Like the violin virtuoso Ole Bull – atop the Great Pyramid of Giza. Like Ibsen’s formidable character Brand, who marched on up the threatening mountainside, while the bailiff and other villagers turned away and ran back down to the fjord to bring in the herring, put food on their tables and silver in their coffers. Like our national poet, Henrik Wergeland, with his unshakable belief in humanity, equality and all who are oppressed.

For we need people to do “the test run on the ski jump, to prepare the track”, as Lars Saabye Christensen describes in one of his poems. We need people who can strike a new chord, like the poet Olav H. Hauge. We need people like Helle Aarnes, who won the Norwegian Press Association’s journalism prize for his articles on the plight of women who had fallen in love with German soldiers during the war. Like Amin Maalouf, who is here at this festival, and who gives a voice to all those who are on the “other side”, the migrants, the refugees, the people who live at the great cultural and religious crossroads of the world.

People like Andrei Sakharov. He was born today, 21 May, 87 years ago. I met him in June 1987, just a few days after he had returned from his exile in Gorky. It was a very quiet meeting – almost silent. There wasn’t much that needed to be said. Sakharov had dared to speak out when it was forbidden to do so. Now he had been released, and was almost free. Everyone who had eyes to see realised that, with Sakharov out of exile and back in Moscow, something had changed for good.

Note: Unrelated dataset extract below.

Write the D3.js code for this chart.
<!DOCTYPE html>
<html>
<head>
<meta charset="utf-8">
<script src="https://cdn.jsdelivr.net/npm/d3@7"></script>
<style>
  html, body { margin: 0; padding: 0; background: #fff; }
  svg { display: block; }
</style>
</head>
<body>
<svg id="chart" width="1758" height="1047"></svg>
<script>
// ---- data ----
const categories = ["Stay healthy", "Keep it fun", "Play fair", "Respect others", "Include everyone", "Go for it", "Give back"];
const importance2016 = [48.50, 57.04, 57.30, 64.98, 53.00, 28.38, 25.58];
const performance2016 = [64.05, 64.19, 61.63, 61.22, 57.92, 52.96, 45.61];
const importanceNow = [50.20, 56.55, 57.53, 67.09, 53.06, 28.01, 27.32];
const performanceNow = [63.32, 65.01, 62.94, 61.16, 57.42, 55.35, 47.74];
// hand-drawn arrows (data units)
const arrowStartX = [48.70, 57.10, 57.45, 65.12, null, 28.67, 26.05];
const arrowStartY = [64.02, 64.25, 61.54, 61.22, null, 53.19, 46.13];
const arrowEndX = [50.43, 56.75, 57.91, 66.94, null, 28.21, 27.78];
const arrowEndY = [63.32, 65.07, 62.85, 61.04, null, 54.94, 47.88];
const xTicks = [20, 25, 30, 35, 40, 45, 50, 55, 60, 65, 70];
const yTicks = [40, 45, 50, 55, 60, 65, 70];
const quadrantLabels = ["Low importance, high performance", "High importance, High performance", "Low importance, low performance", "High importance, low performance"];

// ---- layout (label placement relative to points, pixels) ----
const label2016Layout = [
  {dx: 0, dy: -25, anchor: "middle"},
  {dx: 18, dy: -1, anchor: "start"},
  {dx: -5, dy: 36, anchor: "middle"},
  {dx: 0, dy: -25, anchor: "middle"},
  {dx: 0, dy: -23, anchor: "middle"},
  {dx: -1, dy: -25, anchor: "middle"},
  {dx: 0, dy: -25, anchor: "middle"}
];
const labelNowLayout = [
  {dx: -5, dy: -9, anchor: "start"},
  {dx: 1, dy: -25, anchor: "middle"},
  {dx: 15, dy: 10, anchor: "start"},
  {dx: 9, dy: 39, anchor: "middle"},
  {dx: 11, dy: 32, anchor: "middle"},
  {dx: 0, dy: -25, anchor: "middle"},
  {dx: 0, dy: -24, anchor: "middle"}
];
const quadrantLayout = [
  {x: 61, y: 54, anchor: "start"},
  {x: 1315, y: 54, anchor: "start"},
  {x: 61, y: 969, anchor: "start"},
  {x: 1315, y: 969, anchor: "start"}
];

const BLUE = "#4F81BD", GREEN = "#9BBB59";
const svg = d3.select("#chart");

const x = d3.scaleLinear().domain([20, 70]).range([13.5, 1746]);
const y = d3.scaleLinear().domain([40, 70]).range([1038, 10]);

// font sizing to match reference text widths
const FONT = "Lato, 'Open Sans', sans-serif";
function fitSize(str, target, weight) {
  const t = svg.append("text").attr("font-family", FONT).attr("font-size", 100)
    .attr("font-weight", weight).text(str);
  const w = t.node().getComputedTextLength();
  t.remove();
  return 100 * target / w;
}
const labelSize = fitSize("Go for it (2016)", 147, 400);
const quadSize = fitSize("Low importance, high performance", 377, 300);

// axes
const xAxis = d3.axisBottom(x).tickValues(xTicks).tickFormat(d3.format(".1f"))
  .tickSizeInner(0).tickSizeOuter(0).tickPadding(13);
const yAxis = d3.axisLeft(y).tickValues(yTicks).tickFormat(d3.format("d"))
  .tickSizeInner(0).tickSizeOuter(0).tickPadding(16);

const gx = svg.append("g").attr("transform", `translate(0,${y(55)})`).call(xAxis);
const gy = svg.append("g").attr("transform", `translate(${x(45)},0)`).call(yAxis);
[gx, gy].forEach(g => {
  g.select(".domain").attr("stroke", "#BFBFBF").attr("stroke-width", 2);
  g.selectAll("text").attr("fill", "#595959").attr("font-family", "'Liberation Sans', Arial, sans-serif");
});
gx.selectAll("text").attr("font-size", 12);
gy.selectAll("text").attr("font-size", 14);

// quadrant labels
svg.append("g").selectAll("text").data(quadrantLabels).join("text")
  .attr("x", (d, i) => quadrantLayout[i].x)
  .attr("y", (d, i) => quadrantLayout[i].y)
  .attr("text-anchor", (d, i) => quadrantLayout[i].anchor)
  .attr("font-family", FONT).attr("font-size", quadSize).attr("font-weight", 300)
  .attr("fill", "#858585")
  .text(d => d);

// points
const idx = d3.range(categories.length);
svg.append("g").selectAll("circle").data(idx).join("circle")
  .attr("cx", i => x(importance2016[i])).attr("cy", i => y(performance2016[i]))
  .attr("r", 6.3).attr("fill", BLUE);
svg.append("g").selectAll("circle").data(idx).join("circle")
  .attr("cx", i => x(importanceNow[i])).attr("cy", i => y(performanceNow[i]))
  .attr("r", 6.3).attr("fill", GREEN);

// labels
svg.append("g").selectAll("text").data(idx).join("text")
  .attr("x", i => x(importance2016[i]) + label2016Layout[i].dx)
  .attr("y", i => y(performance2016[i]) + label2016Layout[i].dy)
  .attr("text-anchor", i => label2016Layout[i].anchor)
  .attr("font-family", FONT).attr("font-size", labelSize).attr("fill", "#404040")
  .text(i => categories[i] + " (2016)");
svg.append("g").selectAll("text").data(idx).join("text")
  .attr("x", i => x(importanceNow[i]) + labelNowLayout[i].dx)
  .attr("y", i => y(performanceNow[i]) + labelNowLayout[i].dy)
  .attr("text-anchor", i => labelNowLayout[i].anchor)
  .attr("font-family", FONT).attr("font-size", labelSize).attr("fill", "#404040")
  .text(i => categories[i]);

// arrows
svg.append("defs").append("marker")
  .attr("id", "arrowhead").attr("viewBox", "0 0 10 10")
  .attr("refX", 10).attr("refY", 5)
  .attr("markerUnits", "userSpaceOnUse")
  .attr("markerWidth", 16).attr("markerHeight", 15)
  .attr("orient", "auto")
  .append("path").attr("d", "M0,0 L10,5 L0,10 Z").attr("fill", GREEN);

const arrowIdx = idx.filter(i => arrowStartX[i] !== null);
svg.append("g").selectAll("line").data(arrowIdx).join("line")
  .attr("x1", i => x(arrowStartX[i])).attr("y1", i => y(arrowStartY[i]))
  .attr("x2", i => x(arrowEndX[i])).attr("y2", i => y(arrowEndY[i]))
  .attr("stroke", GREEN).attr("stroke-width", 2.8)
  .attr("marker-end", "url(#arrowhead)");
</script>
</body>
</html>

Something had certainly changed in me.

So, dear friends, we can say a great deal about sound.

About voices that will not be silenced, voices that dare to speak out.

Sounds that resonate, sounds that make a commotion, but also the sound of community, the sound of “we”.

For sound is important. Silence is something we should treat with more caution. Concealment, denial, the turning off of the microphone, the hands in front of the camera lens, restricted freedom of expression, the refusal to take part in dialogue.

For all these reasons – all honour to the Bergen Festival! Let there be a great sound!